- **PROMPT**
Omit every picture and return the rest of the data unaltered.

-- SUPPLIED INFORMATION start --

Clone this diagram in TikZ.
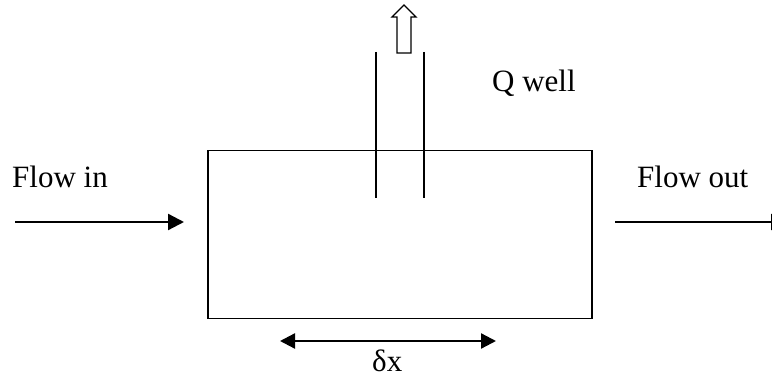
\documentclass[tikz,border=0pt]{standalone}
\usepackage{fontspec}
\setmainfont{Liberation Serif}
\usetikzlibrary{arrows.meta}
\begin{document}
\begin{tikzpicture}[x=1pt,y=-1pt,
  lbl/.style={anchor=base west,inner sep=0pt,font=\fontsize{31}{37}\selectfont},
  flow/.style={line width=2.3pt,-{Triangle[length=16pt,width=16pt]}},
  boxline/.style={line width=1.5pt}]
\useasboundingbox (0,0) rectangle (772,387);
\node[draw,boxline,minimum width=384pt,minimum height=168pt,anchor=north west,inner sep=0pt] (box) at (207,150) {};
% pipe
\coordinate (p1t) at (376,52); \coordinate (p1b) at (376,198);
\coordinate (p2t) at (424,52); \coordinate (p2b) at (424,198);
\draw[boxline] (p1t) -- (p1b);
\draw[boxline] (p2t) -- (p2b);
% hollow arrow
\draw[line width=1.3pt,line join=miter] (397,53) -- (397,17) -- (392,17) -- (404,5) -- (416,17) -- (411,17) -- (411,53) -- cycle;
% flow in
\coordinate (fi1) at (15,222); \coordinate (fi2) at (184,222);
\draw[flow] (fi1) -- (fi2);
% flow out
\coordinate (fo1) at (615,222); \coordinate (fo2) at (787,222);
\draw[flow] (fo1) -- (fo2);
% dx
\coordinate (dx1) at (280,341); \coordinate (dx2) at (496,341);
\draw[line width=2.3pt,{Triangle[length=15pt,width=15pt]}-{Triangle[length=15pt,width=15pt]}] (dx1) -- (dx2);
% labels
\node[lbl] (flowin) at (12,188) {Flow in};
\node[lbl] (flowout) at (637,188) {Flow out};
\node[lbl] (qwell) at (492,92) {Q well};
\node[lbl] (dx) at (372,372) {δx};
\end{tikzpicture}
\end{document}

-- SUPPLIED INFORMATION end --

- **ANSWER BELOW**
Clone this diagram in TikZ.
\documentclass[tikz,border=0pt]{standalone}
\usepackage{fontspec}
\setmainfont{Liberation Serif}
\usetikzlibrary{arrows.meta}
\begin{document}
\begin{tikzpicture}[x=1pt,y=-1pt,
  lbl/.style={anchor=base west,inner sep=0pt,font=\fontsize{31}{37}\selectfont},
  flow/.style={line width=2.3pt,-{Triangle[length=16pt,width=16pt]}},
  boxline/.style={line width=1.5pt}]
\useasboundingbox (0,0) rectangle (772,387);
\node[draw,boxline,minimum width=384pt,minimum height=168pt,anchor=north west,inner sep=0pt] (box) at (207,150) {};
% pipe
\coordinate (p1t) at (376,52); \coordinate (p1b) at (376,198);
\coordinate (p2t) at (424,52); \coordinate (p2b) at (424,198);
\draw[boxline] (p1t) -- (p1b);
\draw[boxline] (p2t) -- (p2b);
% hollow arrow
\draw[line width=1.3pt,line join=miter] (397,53) -- (397,17) -- (392,17) -- (404,5) -- (416,17) -- (411,17) -- (411,53) -- cycle;
% flow in
\coordinate (fi1) at (15,222); \coordinate (fi2) at (184,222);
\draw[flow] (fi1) -- (fi2);
% flow out
\coordinate (fo1) at (615,222); \coordinate (fo2) at (787,222);
\draw[flow] (fo1) -- (fo2);
% dx
\coordinate (dx1) at (280,341); \coordinate (dx2) at (496,341);
\draw[line width=2.3pt,{Triangle[length=15pt,width=15pt]}-{Triangle[length=15pt,width=15pt]}] (dx1) -- (dx2);
% labels
\node[lbl] (flowin) at (12,188) {Flow in};
\node[lbl] (flowout) at (637,188) {Flow out};
\node[lbl] (qwell) at (492,92) {Q well};
\node[lbl] (dx) at (372,372) {δx};
\end{tikzpicture}
\end{document}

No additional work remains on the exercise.